Das war bei Radiokonzerten natürlich nicht so. Aber 60 Jahre Frieden in den Industriestaaten haben natürlcih dazu geführt, dass mehr talentierte und fleißige Studenten die Musikhochschulen bevölkerten und dann in die Orchester, Opern, Kammermusikensembles etc. einrückten. Es sticht vielleicht niemand mehr so heraus, aber das Niveau ist insgesamt gestiegen. Da kommt gleich wieder die Retour, dass das unbewiesen ist, aber da halte ich es mit der Mathematik: Je mehr Menschen in Wohlstand, desto mehr Kinder mit Instrumenten und desto höher die Wahrscheinlichkeit, dass aus dem einen oder der anderen etwas wird.

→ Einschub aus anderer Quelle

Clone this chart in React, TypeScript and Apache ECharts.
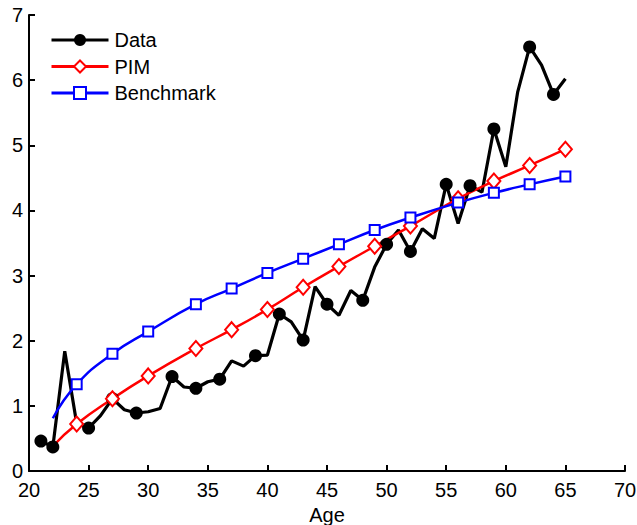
import React, { useEffect, useRef } from "react";
import * as echarts from "echarts";

const dataAges = [21,22,23,24,25,26,27,28,29,30,31,32,33,34,35,36,37,38,39,40,41,42,43,44,45,46,47,48,49,50,51,52,53,54,55,56,57,58,59,60,61,62,63,64,65];
const dataValues = [0.46,0.37,1.84,0.73,0.66,0.85,1.11,0.94,0.89,0.91,0.96,1.45,1.29,1.27,1.37,1.41,1.69,1.61,1.77,1.78,2.41,2.29,2.01,2.83,2.56,2.39,2.77,2.62,3.13,3.48,3.70,3.37,3.72,3.57,4.40,3.80,4.38,4.28,5.25,4.67,5.82,6.51,6.23,5.78,6.02];
const dataMarkerAges = [21,22,25,27,29,32,34,36,39,41,43,45,48,50,52,55,57,59,62,64];

const modelAges = [22,24,27,30,34,37,40,43,46,49,52,56,59,62,65];
const pimValues = [0.38,0.72,1.11,1.46,1.88,2.17,2.48,2.82,3.14,3.45,3.76,4.18,4.45,4.69,4.94];
const benchValues = [0.81,1.33,1.80,2.14,2.56,2.80,3.04,3.26,3.48,3.70,3.89,4.12,4.27,4.40,4.52];
const modelMarkerAges = [24,27,30,34,37,40,43,46,49,52,56,59,62,65];

const xTicks = { min: 20, max: 70, interval: 5 };
const yTicks = { min: 0, max: 7, interval: 1 };

const FONT = "Liberation Sans, Arial, Helvetica, sans-serif";

export default function App() {
  const ref = useRef<HTMLDivElement>(null);
  useEffect(() => {
    if (!ref.current) return;
    const chart = echarts.init(ref.current, undefined, { renderer: "svg" });
    const mk = (ages: number[], vals: number[], markers: number[]) =>
      ages.map((a, i) => (markers.includes(a) ? [a, vals[i]] : { value: [a, vals[i]], symbol: "none" }));
    const axisCommon = {
      type: "value" as const,
      axisLine: { show: true, onZero: false, lineStyle: { color: "#000", width: 2 } },
      axisTick: { show: true, inside: true, length: 6, lineStyle: { color: "#000", width: 2 } },
      splitLine: { show: false },
      axisLabel: { color: "#000", fontSize: 20, fontFamily: FONT },
    };
    chart.setOption({
      animation: false,
      backgroundColor: "#fff",
      grid: { left: 29, top: 15, width: 596, height: 456, containLabel: false, outerBoundsMode: "none" },
      xAxis: {
        ...axisCommon,
        ...xTicks,
        name: "Age",
        nameLocation: "middle",
        nameGap: 31,
        nameTextStyle: { color: "#000", fontSize: 20, fontFamily: FONT },
        axisLabel: { ...axisCommon.axisLabel, margin: 9 },
      },
      yAxis: {
        ...axisCommon,
        ...yTicks,
        axisLabel: { ...axisCommon.axisLabel, margin: 6 },
      },
      legend: {
        left: 50,
        top: 30,
        padding: 0,
        orient: "vertical",
        itemWidth: 57,
        itemHeight: 15,
        itemGap: 6.5,
        lineStyle: { width: 3 },
        textStyle: { color: "#000", fontSize: 20, fontFamily: FONT, padding: [0, 0, 0, 1] },
        data: ["Data", "PIM", "Benchmark"],
      },
      series: [
        {
          name: "Data",
          type: "line",
          data: mk(dataAges, dataValues, dataMarkerAges),
          symbol: "circle",
          symbolSize: 13,
          lineStyle: { color: "#000", width: 3.2 },
          itemStyle: { color: "#000" },
        },
        {
          name: "PIM",
          type: "line",
          smooth: true,
          data: mk(modelAges, pimValues, modelMarkerAges),
          symbol: "diamond",
          symbolSize: [13, 15],
          lineStyle: { color: "#ff0000", width: 2.5 },
          itemStyle: { color: "#fff", borderColor: "#ff0000", borderWidth: 2 },
        },
        {
          name: "Benchmark",
          type: "line",
          smooth: true,
          data: mk(modelAges, benchValues, modelMarkerAges),
          symbol: "rect",
          symbolSize: 10,
          lineStyle: { color: "#0000ff", width: 2.5 },
          itemStyle: { color: "#fff", borderColor: "#0000ff", borderWidth: 2 },
        },
      ],
    });
    return () => chart.dispose();
  }, []);
  return <div ref={ref} style={{ position: "fixed", left: 0, top: 0, width: 637, height: 525 }} />;
}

Als Musiker kann man heutzutage durchaus von seinem Beruf auch im Orchester leben, man ist ja häufig im öffentlichen Dienst. Da ein Großteil der heutigen Musiker (denke wegen meines Mozart-Streichquartett-Threads - könnt gern teilnehmen! - an das Hagen-Quartett) aus Musikerfamilien kommen, wird mit dem höheren und sichereren Einkommen der Eltern auch die Familientradition besser gefördert, somit von den Kindern auch eher mal dieser Beruf gewählt. In früheren Zeiten, als bei Haydn oder Wagner die Musiker am Hungertuch nagten, wollte das wohl keiner so recht. Aber das ist zu weit nach hinten.

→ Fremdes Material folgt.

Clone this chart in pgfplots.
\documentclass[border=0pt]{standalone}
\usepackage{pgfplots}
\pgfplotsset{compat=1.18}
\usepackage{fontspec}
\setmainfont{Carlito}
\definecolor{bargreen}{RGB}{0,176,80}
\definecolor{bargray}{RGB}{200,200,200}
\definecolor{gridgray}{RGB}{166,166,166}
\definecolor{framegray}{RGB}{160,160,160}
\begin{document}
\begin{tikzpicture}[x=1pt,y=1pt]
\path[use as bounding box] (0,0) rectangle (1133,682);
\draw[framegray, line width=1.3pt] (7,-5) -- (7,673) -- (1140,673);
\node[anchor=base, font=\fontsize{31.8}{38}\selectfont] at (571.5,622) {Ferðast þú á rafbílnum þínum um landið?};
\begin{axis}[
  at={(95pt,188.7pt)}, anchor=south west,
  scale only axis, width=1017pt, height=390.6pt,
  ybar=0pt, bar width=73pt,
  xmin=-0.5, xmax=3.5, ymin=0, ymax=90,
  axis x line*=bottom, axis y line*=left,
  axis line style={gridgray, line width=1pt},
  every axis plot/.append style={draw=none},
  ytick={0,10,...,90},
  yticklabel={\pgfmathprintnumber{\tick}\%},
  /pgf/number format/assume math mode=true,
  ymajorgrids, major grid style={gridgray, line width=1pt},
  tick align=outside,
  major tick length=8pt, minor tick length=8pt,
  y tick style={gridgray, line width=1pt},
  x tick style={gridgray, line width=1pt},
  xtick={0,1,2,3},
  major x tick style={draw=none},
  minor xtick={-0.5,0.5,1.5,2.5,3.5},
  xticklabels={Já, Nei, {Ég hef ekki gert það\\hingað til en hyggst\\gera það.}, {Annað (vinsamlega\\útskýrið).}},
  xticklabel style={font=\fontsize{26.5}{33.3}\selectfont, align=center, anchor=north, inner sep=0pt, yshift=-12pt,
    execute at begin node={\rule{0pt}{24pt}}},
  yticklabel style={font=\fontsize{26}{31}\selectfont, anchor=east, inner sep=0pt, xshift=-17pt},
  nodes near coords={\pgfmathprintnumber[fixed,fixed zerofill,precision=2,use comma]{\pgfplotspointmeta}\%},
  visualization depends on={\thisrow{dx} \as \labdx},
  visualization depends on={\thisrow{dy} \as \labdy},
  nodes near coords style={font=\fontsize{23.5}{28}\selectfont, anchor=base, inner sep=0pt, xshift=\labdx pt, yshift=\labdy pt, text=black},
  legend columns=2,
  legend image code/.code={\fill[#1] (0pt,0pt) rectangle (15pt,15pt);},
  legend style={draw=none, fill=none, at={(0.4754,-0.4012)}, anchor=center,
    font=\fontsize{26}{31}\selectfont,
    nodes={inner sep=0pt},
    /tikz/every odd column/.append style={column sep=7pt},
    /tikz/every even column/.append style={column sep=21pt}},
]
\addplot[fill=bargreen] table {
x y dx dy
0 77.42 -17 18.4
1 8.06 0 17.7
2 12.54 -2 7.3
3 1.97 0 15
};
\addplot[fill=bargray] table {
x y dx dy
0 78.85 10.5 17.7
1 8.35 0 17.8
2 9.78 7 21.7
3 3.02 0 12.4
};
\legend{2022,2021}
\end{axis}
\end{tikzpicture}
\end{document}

Das Hoch der Einspielungen waren wohl die Jahre nach dem 2. WK. Warum? Pop gab es noch nicht, dafür wollten die Menschen sich an schönen Dingen freuen und der Wohlstand (und damit die Möglichkeit, sich einen Plattenspieler zu kaufen) stieg. Ich verweise auf die Schilderungen aus Thomas Manns Exil, wo man sich regelmäßig traf, um gemeinsam neue Einspielungen zu hören. Also, in dieser Zeit gab es das Bedürfnis nach Musik, nach Wohlklang und es gab hochrangige Musiker, die sich durch Aufnahmen finanzieren mussten, wollten und konnten. Da sind vornweg die vertriebenen jüdischen Musiker zu nennen, dazu all die, die Hab und Gut durch Krieg und/oder Vertreibung verloren. Und schließlich die um Rehabilitierung bemühten (z. B. Furtwängler). Man konnte mit Musik viel Geld verdienen (s. zB Legge und das Philharmonia-Orch.). Dann kam noch der Kalte Krieg, der Künstler wie Rostropovich im Exil quasi auch zwang, ihre Kunst zu Geld zu machen. Was wäre wohl gewesen, wäre er einfach Professor am Konservatorium geblieben.

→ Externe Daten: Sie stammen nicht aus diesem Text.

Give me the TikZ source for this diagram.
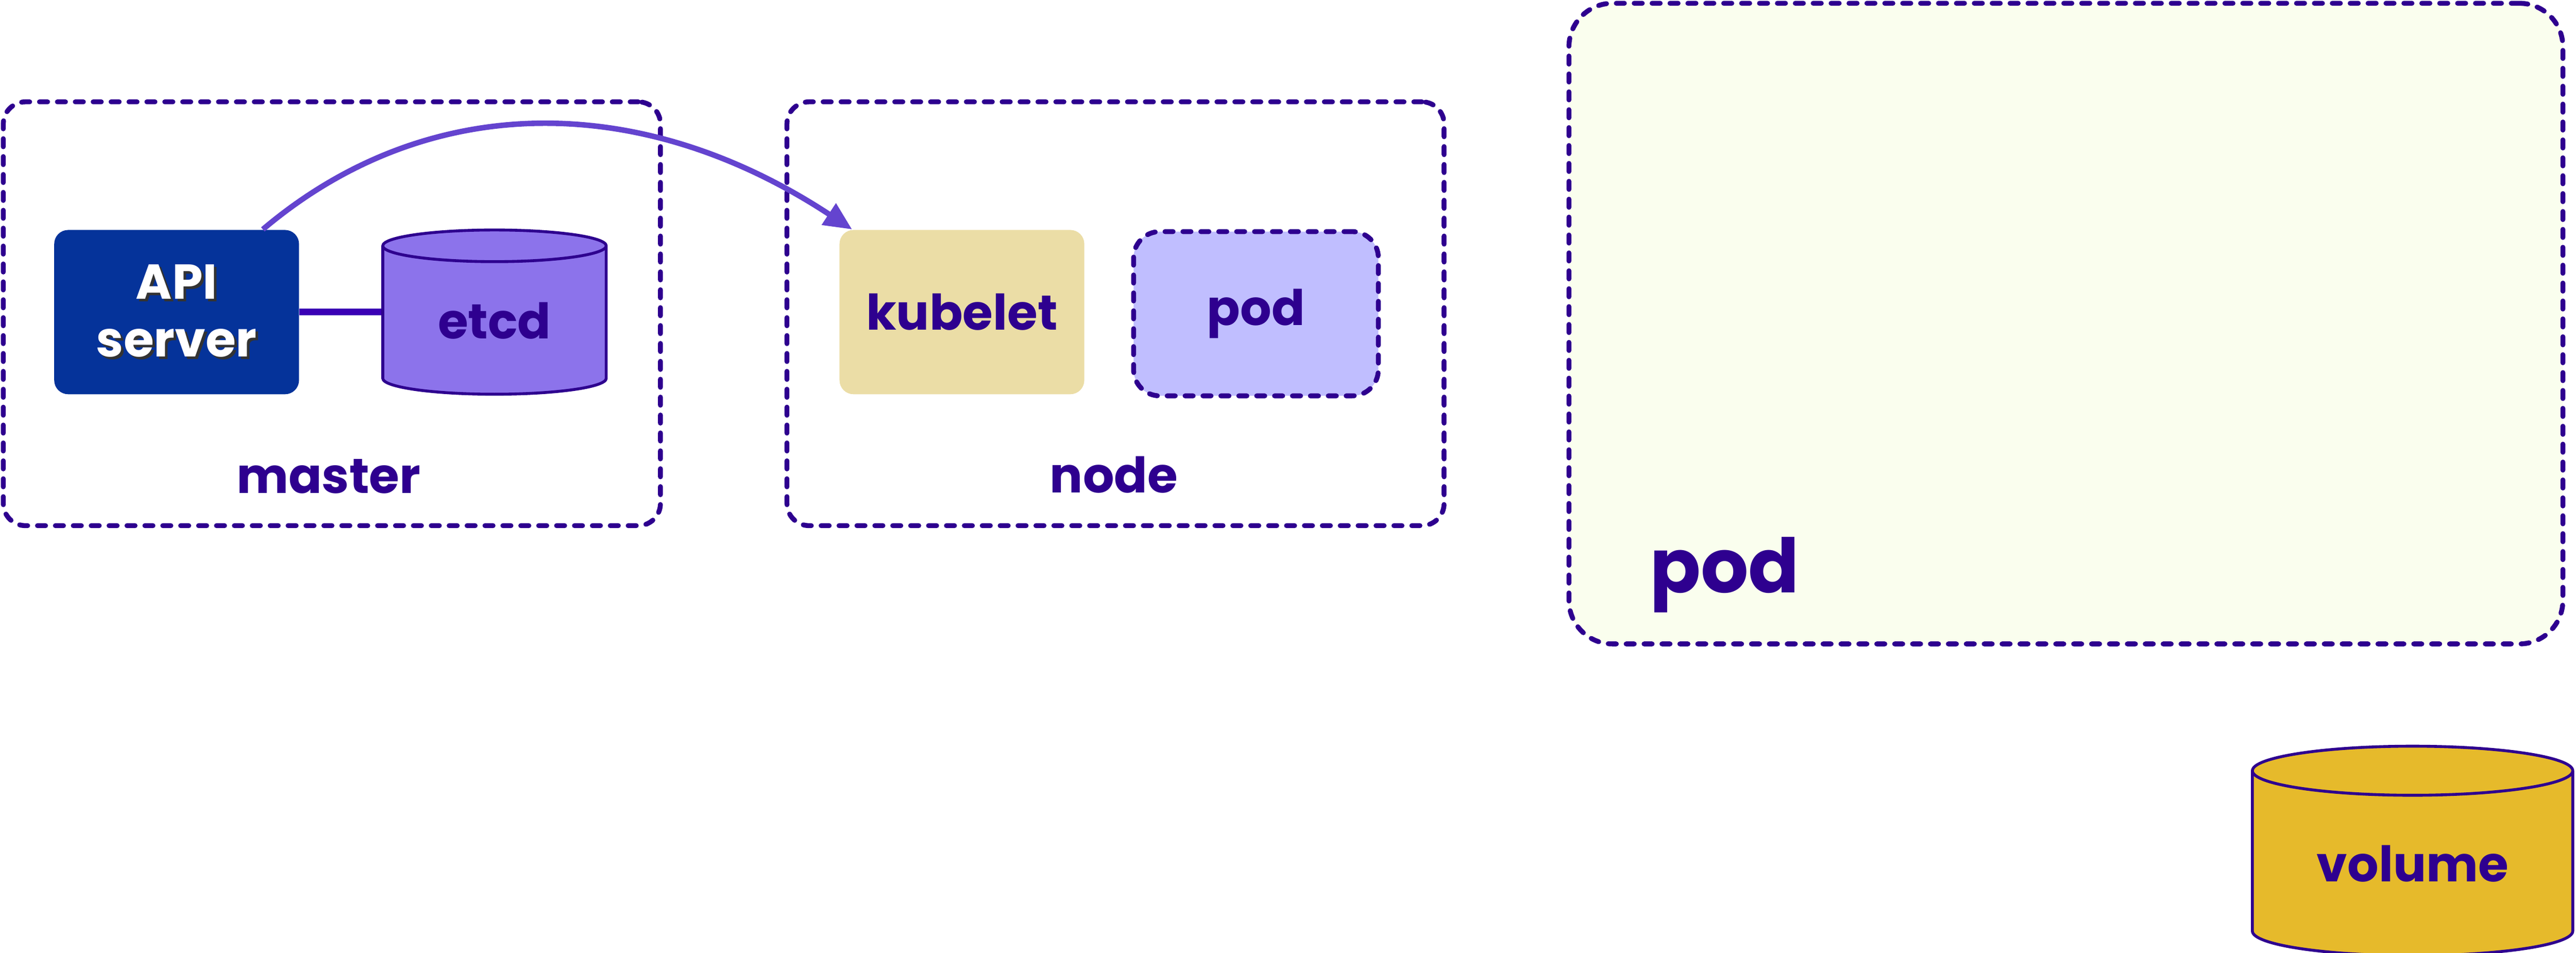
\documentclass[tikz,border=0pt]{standalone}
\usepackage{fontspec}
\setmainfont{Poppins}
\usetikzlibrary{shapes.geometric,arrows.meta}

\definecolor{inkpurple}{HTML}{2E008F}
\definecolor{apiblue}{HTML}{05339A}
\definecolor{etcdviolet}{HTML}{8C73EB}
\definecolor{linkpurple}{HTML}{3A00B5}
\definecolor{arrowviolet}{HTML}{6444CF}
\definecolor{kubeletsand}{HTML}{EBDDA6}
\definecolor{podlilac}{HTML}{C0BEFF}
\definecolor{podcream}{HTML}{FAFEEE}
\definecolor{volumegold}{HTML}{E6BA2B}

\newcommand{\shadowtext}[1]{\makebox[0pt][l]{\kern0.9pt\raisebox{-0.9pt}{\textcolor{black!80}{#1}}}#1}

\tikzset{%
        frame/.style={
                rectangle,
                draw=inkpurple,
                line width=1.7pt,
                dash pattern=on 2.8pt off 3.4pt,
                line cap=round
            },
        block/.style={
                rectangle,
                rounded corners=0.17cm,
                minimum width=2.98cm,
                minimum height=2.0cm,
                inner sep=0pt
            },
        store/.style={
                cylinder,
                shape border rotate=90,
                anchor=shape center,
                draw=inkpurple,
                line width=1pt,
                inner sep=0pt
            }
    }

\begin{document}
\begin{tikzpicture}[every node/.style={font=\fontsize{17}{20}\selectfont\bfseries, text=inkpurple, align=center},]

    \useasboundingbox (0,0) rectangle (31.36,11.60);

    % master:
        \node [frame, rounded corners=0.27cm, minimum width=8.0cm, minimum height=5.16cm]  (master) at (4.04,7.78) {};
        \node [block, fill=apiblue, text=white]  (api) at (2.15,7.80) {\shadowtext{API}\\\shadowtext{server}};
        \node [store, fill=etcdviolet, minimum width=2.72cm, minimum height=2.0cm, aspect=0.28]  (etcd) at (6.02,7.80) {etcd};
        \node  (masterlabel) at (4.00,5.80) {master};

    % node:
        \node [frame, rounded corners=0.27cm, minimum width=8.0cm, minimum height=5.16cm]  (worker) at (13.58,7.78) {};
        \node [block, fill=kubeletsand]  (kubelet) at (11.71,7.80) {kubelet};
        \node [block, frame, fill=podlilac, rounded corners=0.32cm]  (pod) at (15.29,7.78) {pod};
        \node  (workerlabel) at (13.56,5.82) {node};

    % pod with volume:
        \node [frame, fill=podcream, rounded corners=0.53cm, minimum width=12.10cm, minimum height=7.80cm]  (bigpod) at (25.15,7.66) {};
        \node [anchor=west, font=\fontsize{26}{30}\selectfont\bfseries]  (bigpodlabel) at (19.96,4.60) {pod};
        \node [store, fill=volumegold, minimum width=3.9cm, minimum height=2.55cm, aspect=0.256]  (volume) at (29.37,1.24) {volume};

        \draw [linkpurple, line width=2.3pt] (api.east) -- (api.east -| etcd.west);
        \draw [-{Triangle[length=0.34cm,width=0.3cm]}, arrowviolet, line width=1.9pt] ([xshift=1.05cm]api.north) .. controls (5.2,10.5) and (7.8,10.5) .. ([xshift=0.16cm]kubelet.north west);
    \end{tikzpicture}
\end{document}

Zu den künstlerischen Aspekten kam noch die sich entwickelnde Aufnahme- und Wiedergabetechnik, die insbesondere jemandem wie Karajan nutzte, der so seine Klangvorstellungen auch vervielfältigen konnte. Mit dem Aufstieg von Rock und Pop und den Brüchen der jungen mit der älteren Generation ("Spießertum") brach dieser Boom in den 80ern ein. Jetzt, langsam, entdeckt die klassische Musik, dass man auch aus einer schüchternen Geigenschülerin oder einem jungen Heldentenor einen Popstern machen kann. Und dass der ORF durchaus noch Opern der Salzburger Festspiele überträgt, wenn man nur die richtigen Leute auf die Bühne stellt. Klassische Musik deversifiziert sich ebenso wie die Gesellschaft als solche. Es ist ja nicht weniger Geld da, es wird nur anders ausgegeben. Die Schicht derer, die mal entspannt 300€ für eine Premierenkarte ausgibt, ist größer geworden. Und mit dem Internet sind die Zugangs- und Erwerbsmöglichkeiten gerade für klassiche Musik größer geworden (s. Tamino). Nur der Grundstock an Fans ist noch nicht wieder da. In 2-3 Generationen sprechen die Klassikliebhaber vielleicht so ehrfürchtig von Dudamel wie jetzt von Karajan.
Unterschätzen darf man auch nicht die intrafamiliäre Traditionsbildung. Wenn Opa und Vater schon immer Böhms Mozart gehört haben, bleibt das anders in Erinnerung, als sich selbst eine neue Einspielung zu kaufen. Kaufen ist Psychologie. Man hat als Erwachsener ja schon völlig durchgeschulte Sinne. Sich auf Neues einzulassen ist ein komplexer Willensakt. Und wenn ich den Verkäufer im Plattenladen frage, empfiehlt mir der entweder nach Verkaufserlös (ich entschuldige mich bei allen Plattenverkäufern) oder nach eigener Präferenz, die sich aus den merkwürdigsten Begebenheiten ergeben haben kann. Da ist das Internet mit den Hörprobemöglichkeiten tatsächlich sinnvoll, weil man ganz unbeeinflusst vergleichen kann.
Aus meiner Sicht muss sich die Tradition neuer Referenzaufnahmen erst entwickeln. Aber ich glaube schon, dass es eine ganze Reihe neuer Aufnahmen gibt, die sich nicht hinter alten verstecken müssen. Das gilt besonders für die "billigen" Aufnahmen, also Solo-Instrument oder Kammermusik. Da hat sich doch in den letzten unglaublich viel getan. Bei Orchester und Oper wird es noch ein wenig dauern, aber auch da werden neue Wege beschritten werden.
Fazit: Das Ohr entscheidet. Früher war zwar vieles anders, aber nicht alles besser. Und: Man muss sich daran gewöhnen, dass ein Klassikstar auch mal gut aussieht und die Hornbrillen von den Covern verschwinden.